* Required work: Copy exactly the lines from the line containing "Recreate this image" to the line containing "from matplotlib.colors import", both lines included, and omit any pictures.

-- Start of Information provided --

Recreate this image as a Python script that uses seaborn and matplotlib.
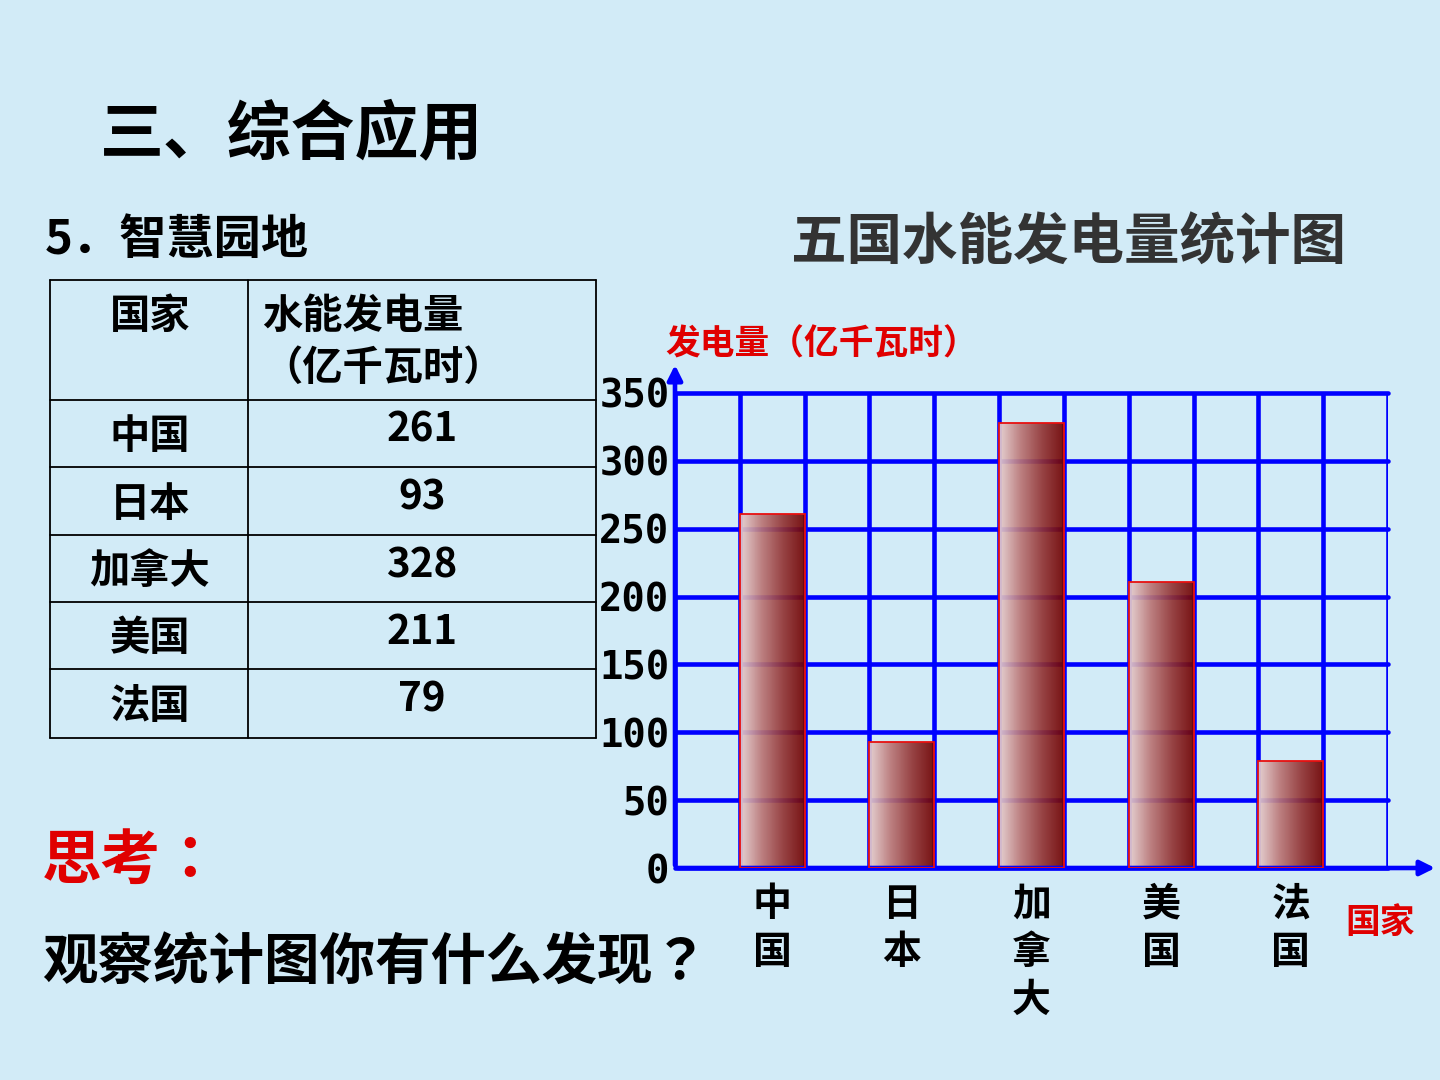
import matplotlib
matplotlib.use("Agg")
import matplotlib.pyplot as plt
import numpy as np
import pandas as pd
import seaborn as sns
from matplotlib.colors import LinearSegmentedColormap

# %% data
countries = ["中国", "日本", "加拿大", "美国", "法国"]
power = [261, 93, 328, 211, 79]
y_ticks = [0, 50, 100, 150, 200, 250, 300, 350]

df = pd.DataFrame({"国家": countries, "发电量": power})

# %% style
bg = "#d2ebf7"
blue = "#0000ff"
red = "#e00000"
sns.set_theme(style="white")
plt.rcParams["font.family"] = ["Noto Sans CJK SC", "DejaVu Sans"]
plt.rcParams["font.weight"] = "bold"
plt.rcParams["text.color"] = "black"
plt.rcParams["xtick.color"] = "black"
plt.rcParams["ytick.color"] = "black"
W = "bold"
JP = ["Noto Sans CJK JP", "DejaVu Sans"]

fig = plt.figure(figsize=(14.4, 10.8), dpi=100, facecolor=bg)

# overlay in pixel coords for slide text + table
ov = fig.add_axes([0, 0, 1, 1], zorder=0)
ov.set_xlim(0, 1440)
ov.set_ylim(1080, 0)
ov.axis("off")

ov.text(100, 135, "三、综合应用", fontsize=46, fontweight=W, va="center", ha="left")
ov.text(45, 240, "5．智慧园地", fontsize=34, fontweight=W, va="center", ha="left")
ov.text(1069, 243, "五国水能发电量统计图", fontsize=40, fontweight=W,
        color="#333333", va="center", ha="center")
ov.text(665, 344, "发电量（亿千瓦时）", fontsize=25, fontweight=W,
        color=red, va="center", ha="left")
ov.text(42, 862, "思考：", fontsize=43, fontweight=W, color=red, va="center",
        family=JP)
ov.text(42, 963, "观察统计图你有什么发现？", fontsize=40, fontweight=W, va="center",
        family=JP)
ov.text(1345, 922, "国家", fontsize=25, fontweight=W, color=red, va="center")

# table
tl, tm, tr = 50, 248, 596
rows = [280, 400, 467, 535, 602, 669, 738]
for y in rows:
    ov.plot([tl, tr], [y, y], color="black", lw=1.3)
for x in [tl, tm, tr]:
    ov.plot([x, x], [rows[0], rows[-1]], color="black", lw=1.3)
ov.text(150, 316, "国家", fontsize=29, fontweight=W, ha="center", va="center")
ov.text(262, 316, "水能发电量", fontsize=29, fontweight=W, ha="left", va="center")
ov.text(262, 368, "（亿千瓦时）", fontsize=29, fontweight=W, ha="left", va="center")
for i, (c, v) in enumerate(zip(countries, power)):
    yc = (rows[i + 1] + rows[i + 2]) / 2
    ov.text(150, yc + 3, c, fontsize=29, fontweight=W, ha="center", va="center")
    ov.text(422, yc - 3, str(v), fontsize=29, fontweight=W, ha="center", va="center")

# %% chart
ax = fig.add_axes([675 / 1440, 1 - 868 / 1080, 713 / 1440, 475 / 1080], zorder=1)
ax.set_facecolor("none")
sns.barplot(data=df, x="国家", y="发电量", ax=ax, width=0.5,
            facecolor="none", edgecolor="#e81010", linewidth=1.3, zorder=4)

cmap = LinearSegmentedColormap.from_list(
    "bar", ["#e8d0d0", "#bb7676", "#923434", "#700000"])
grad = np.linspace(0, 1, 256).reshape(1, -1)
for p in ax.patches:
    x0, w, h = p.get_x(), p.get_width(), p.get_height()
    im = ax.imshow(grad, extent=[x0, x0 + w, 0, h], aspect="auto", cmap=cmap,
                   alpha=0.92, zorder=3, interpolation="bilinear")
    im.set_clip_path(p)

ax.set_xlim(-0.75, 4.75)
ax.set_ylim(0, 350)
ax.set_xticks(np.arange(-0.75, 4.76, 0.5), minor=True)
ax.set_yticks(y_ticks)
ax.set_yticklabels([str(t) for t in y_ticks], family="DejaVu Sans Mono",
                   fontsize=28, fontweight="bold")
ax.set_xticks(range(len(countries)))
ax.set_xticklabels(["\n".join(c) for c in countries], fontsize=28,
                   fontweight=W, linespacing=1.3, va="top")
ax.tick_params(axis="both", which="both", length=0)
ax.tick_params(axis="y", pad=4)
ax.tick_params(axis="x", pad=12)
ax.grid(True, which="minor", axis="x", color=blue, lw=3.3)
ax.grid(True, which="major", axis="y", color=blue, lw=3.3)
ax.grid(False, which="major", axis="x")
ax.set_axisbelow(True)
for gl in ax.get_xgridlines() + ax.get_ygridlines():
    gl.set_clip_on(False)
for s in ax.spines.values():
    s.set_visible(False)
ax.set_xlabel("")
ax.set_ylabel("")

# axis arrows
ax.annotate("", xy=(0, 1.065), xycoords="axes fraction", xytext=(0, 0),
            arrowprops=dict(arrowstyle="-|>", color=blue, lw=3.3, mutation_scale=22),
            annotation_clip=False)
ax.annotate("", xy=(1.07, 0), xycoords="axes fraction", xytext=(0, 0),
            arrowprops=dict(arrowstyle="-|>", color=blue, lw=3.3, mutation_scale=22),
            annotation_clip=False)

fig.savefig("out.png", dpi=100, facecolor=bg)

-- End of Information provided --
-- Start of Information provided --

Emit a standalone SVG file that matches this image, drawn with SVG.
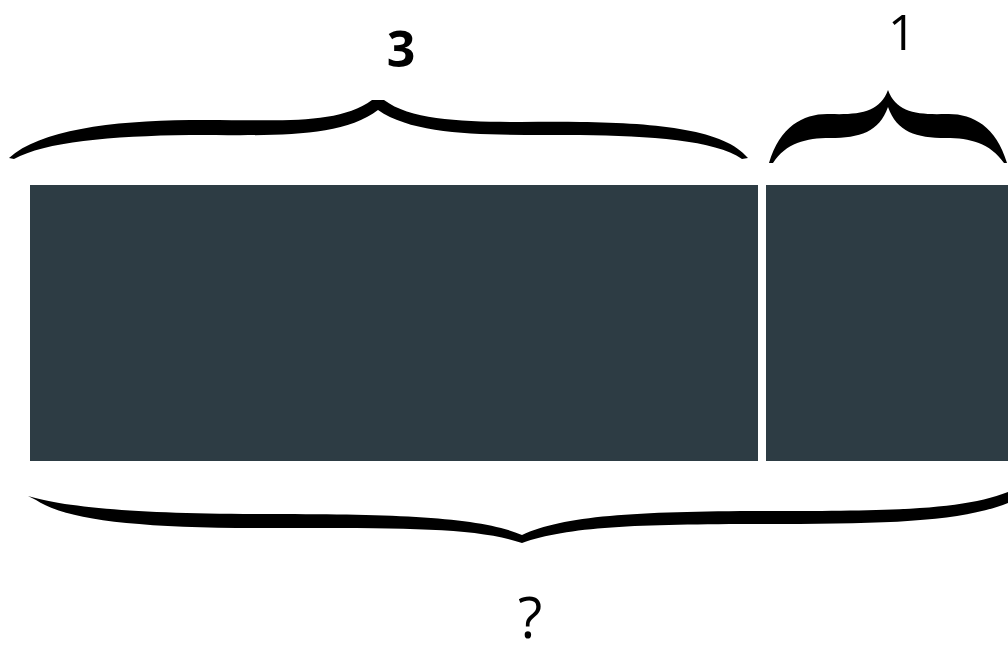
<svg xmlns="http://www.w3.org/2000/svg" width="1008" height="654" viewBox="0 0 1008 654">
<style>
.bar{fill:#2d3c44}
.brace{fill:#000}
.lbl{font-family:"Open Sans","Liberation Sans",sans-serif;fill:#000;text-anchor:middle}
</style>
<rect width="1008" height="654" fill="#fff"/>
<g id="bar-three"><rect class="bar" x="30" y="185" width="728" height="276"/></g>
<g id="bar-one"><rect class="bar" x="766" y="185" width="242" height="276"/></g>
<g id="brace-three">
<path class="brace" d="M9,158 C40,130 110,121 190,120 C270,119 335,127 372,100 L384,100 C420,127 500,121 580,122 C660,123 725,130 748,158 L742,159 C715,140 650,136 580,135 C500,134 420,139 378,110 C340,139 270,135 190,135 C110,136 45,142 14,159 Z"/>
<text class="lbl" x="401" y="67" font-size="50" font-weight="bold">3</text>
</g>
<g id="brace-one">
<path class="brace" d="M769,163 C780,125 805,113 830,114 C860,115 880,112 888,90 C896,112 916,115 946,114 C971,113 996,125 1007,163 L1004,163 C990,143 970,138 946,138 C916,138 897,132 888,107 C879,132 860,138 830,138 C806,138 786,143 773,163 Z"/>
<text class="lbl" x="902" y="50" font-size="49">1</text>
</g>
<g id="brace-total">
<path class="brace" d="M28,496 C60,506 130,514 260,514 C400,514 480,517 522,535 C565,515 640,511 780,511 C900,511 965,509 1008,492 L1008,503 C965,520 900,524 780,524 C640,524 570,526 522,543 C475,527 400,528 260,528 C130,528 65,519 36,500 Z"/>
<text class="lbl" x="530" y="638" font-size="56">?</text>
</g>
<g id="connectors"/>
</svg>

-- End of Information provided --
-- Start of Information provided --

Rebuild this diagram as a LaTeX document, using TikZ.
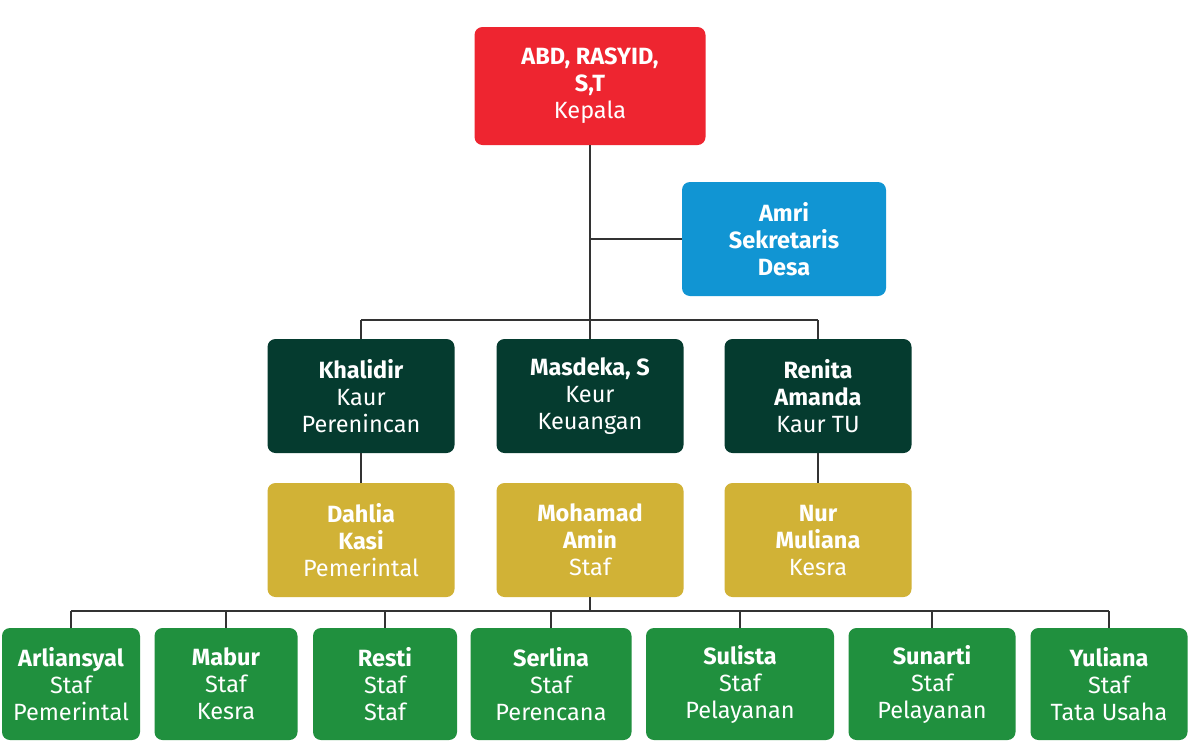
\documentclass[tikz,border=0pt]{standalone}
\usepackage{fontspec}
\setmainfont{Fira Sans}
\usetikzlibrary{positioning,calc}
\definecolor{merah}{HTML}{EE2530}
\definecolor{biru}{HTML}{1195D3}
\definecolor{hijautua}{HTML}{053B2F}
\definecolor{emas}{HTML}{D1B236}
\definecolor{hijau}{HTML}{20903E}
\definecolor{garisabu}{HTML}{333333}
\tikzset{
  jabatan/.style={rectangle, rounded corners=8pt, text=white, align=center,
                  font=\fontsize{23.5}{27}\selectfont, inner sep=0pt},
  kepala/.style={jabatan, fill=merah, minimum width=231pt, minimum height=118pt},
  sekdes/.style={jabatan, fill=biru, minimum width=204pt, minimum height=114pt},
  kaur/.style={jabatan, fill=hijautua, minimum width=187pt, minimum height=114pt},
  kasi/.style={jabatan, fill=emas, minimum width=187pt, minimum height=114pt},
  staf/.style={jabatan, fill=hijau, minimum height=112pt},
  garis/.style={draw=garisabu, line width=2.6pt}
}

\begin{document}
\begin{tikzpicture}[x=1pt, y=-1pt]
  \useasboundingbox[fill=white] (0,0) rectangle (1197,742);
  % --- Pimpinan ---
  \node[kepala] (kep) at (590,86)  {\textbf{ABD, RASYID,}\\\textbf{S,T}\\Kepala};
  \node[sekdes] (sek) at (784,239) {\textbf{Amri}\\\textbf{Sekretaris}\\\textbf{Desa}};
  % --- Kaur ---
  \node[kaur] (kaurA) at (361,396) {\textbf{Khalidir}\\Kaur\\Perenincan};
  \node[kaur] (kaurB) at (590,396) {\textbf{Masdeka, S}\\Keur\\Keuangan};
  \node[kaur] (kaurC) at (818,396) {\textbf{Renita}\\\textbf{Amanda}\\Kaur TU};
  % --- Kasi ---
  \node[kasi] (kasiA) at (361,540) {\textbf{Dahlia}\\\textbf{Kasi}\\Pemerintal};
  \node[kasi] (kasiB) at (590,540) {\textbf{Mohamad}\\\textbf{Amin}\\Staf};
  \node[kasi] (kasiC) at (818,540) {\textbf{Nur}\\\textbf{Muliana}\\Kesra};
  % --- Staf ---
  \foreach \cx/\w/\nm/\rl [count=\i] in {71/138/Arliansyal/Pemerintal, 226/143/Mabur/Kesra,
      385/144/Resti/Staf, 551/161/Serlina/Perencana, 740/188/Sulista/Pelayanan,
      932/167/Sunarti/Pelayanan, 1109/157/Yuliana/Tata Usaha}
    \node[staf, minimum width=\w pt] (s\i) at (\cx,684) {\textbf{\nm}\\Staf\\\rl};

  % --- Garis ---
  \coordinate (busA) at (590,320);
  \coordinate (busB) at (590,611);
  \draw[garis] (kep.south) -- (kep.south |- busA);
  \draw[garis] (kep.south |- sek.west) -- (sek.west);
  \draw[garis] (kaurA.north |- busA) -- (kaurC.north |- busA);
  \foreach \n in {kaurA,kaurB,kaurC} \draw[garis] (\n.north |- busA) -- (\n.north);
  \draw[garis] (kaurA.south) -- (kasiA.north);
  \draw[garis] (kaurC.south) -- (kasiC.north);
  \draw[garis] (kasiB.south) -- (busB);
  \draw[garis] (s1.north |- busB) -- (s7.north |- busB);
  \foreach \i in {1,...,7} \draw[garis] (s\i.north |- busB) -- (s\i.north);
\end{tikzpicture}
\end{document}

-- End of Information provided --

* Correct answer:
Recreate this image as a Python script that uses seaborn and matplotlib.
import matplotlib
matplotlib.use("Agg")
import matplotlib.pyplot as plt
import numpy as np
import pandas as pd
import seaborn as sns
from matplotlib.colors import LinearSegmentedColormap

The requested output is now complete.